How does accretion of planet-forming disks influence stellar abundances?
Citation: Hühn, L.-A.; Bitsch, B.; 2023; A&A 676, A87
Millimeter-sized dust grains experience radial velocities exceeding the gas velocities by orders of magnitude. The viscous evolution of the accretion disk adds disk material onto the central star’s convective envelope, influencing its elemental abundances, [X/H]. At the same time, the envelope mass shrinks as the stellar age increases, amplifying the rate of abundance change. Therefore, the elemental abundances of the star are sensitive to disk processes that alter the composition and timing of disk accretion. We performed numerical 1D log-radial simulations integrating the disk advection-diffusion equation, while accounting for evaporation and condensation of chemical species at the evaporation fronts.
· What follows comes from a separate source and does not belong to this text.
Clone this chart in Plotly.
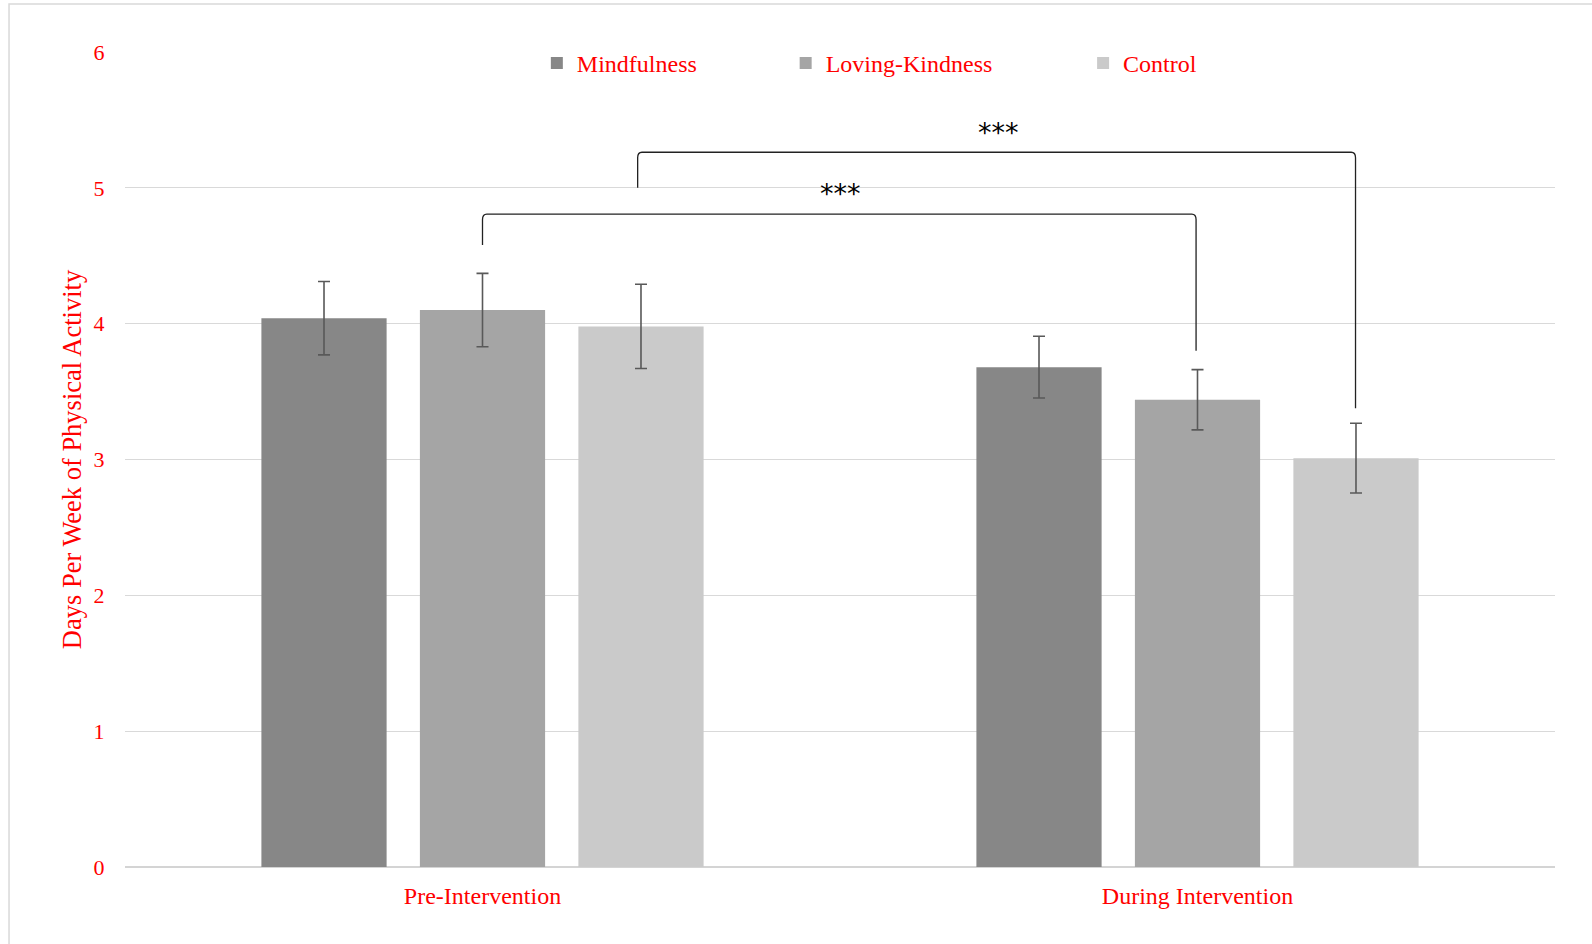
import plotly.graph_objects as go

# ---- data ----
categories = ["Pre-Intervention", "During Intervention"]
series_names = ["Mindfulness", "Loving-Kindness", "Control"]
mindfulness = [4.04, 3.68]
loving_kindness = [4.10, 3.44]
control = [3.98, 3.01]
mindfulness_err = [0.27, 0.227]
loving_kindness_err = [0.27, 0.222]
control_err = [0.31, 0.257]
y_ticks = [0, 1, 2, 3, 4, 5, 6]
sig_label = "***"

colors = ["#878787", "#a5a5a5", "#cacaca"]
values = [mindfulness, loving_kindness, control]
errors = [mindfulness_err, loving_kindness_err, control_err]
cat_pos = list(range(len(categories)))

FONT = "Liberation Serif, Times New Roman, serif"
RED = "#ff0000"

fig = go.Figure()
legend_ids = ["legend", "legend2", "legend3"]
for name, vals, errs, col, lg in zip(series_names, values, errors, colors, legend_ids):
    fig.add_trace(go.Bar(
        x=cat_pos, y=vals, name=name, legend=lg, showlegend=True,
        marker=dict(color=col, line=dict(width=0)),
        error_y=dict(type="data", array=errs, visible=True,
                     color="#595959", thickness=1.6, width=6),
    ))

# significance brackets (data coords)
def bracket(x0, x1, y_left, y_right, y_top, dx=0.006, dy=0.04):
    return (f"M {x0},{y_left} L {x0},{y_top-dy} Q {x0},{y_top} {x0+dx},{y_top} "
            f"L {x1-dx},{y_top} Q {x1},{y_top} {x1},{y_top-dy} L {x1},{y_right}")

shapes = [
    dict(type="path", xref="x", yref="y",
         path=bracket(0.0, 0.998, 4.58, 3.80, 4.806),
         line=dict(color="#222222", width=1.3)),
    dict(type="path", xref="x", yref="y",
         path=bracket(0.217, 1.221, 5.0, 3.378, 5.262),
         line=dict(color="#222222", width=1.3)),
    # outer chart border
    dict(type="rect", xref="paper", yref="paper",
         x0=-0.0811, x1=1.1, y0=-0.3, y1=1.0589,
         line=dict(color="#d9d9d9", width=1.5), layer="below"),
]

STAR_FONT = dict(family="DejaVu Sans, sans-serif", size=27, color="#000000")
annotations = [
    dict(x=0.5, y=4.96, xref="x", yref="y", text=sig_label, showarrow=False,
         font=STAR_FONT),
    dict(x=0.7214, y=5.405, xref="x", yref="y", text=sig_label, showarrow=False,
         font=STAR_FONT),
]

legend_common = dict(orientation="h", yanchor="middle", xanchor="left",
                     font=dict(family=FONT, size=24, color=RED),
                     bgcolor="rgba(0,0,0,0)", borderwidth=0)

fig.update_layout(
    width=1592, height=944,
    showlegend=True,
    margin=dict(l=125, r=37, t=52, b=77),
    paper_bgcolor="white", plot_bgcolor="white",
    barmode="group", bargap=0.335, bargroupgap=0.21,
    font=dict(family=FONT, color=RED),
    shapes=shapes, annotations=annotations,
    legend=dict(x=0.288, y=0.986, **legend_common),
    legend2=dict(x=0.462, y=0.986, **legend_common),
    legend3=dict(x=0.670, y=0.986, **legend_common),
    xaxis=dict(range=[-0.5, 1.5], tickvals=cat_pos, ticktext=categories,
               showgrid=False, zeroline=False, showline=False,
               ticks="outside", ticklen=7, tickcolor="rgba(0,0,0,0)",
               tickfont=dict(family=FONT, size=24, color=RED)),
    yaxis=dict(range=[0, 6], tickvals=y_ticks,
               showgrid=True, gridcolor="#d9d9d9", gridwidth=1.3,
               zeroline=True, zerolinecolor="#d4d4d4", zerolinewidth=2.2,
               showline=False,
               ticks="outside", ticklen=15, tickcolor="rgba(0,0,0,0)",
               tickfont=dict(family=FONT, size=22, color=RED),
               title=dict(text="Days Per Week of Physical Activity",
                          font=dict(family=FONT, size=26.5, color=RED),
                          standoff=4)),
)

fig.write_html("out.html", config={"displayModeBar": False},
               post_script="document.body.style.margin='0';")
They reveal a peak of refractory abundance within the first 2 Myr of $\Delta\mathrm{[X/H]}\sim 5\times 10^{-2}$ if grain growth is significant, but subsequent accretion diminishes previous refractory abundance increases for long-lived disks. Planet formation can reduce the abundance of dust species whose evaporation fronts lie within the planet’s orbit by preventing solids from reaching the inner edge once the planet starts opening a gap exerting a pressure bump exterior to its orbit and consequently blocking inward drifting pebbles. We expect the accretion of the solar protoplanetary disk with Jupiter present to have changed the Sun’s elemental abundances by ${\sim}10^{-2}$ throughout its lifetime. These considerations were also applied to the HD106515 wide binary system. We find that measurements of $\Delta\mathrm{[X/H]}$ are in reasonable agreement with results from simulations where the observed giant planet around HD106515 A is included and if HD106515B’s disk formed planetesimals more efficiently. Simulations where the planet formed inside the water ice line are more favorable to agree with observations. Even though the general changes in the stellar abundances due to disk accretion are small, they are detectable at current sensitivities, indicating that the methods presented here can be used to constrain the planet formation pathway.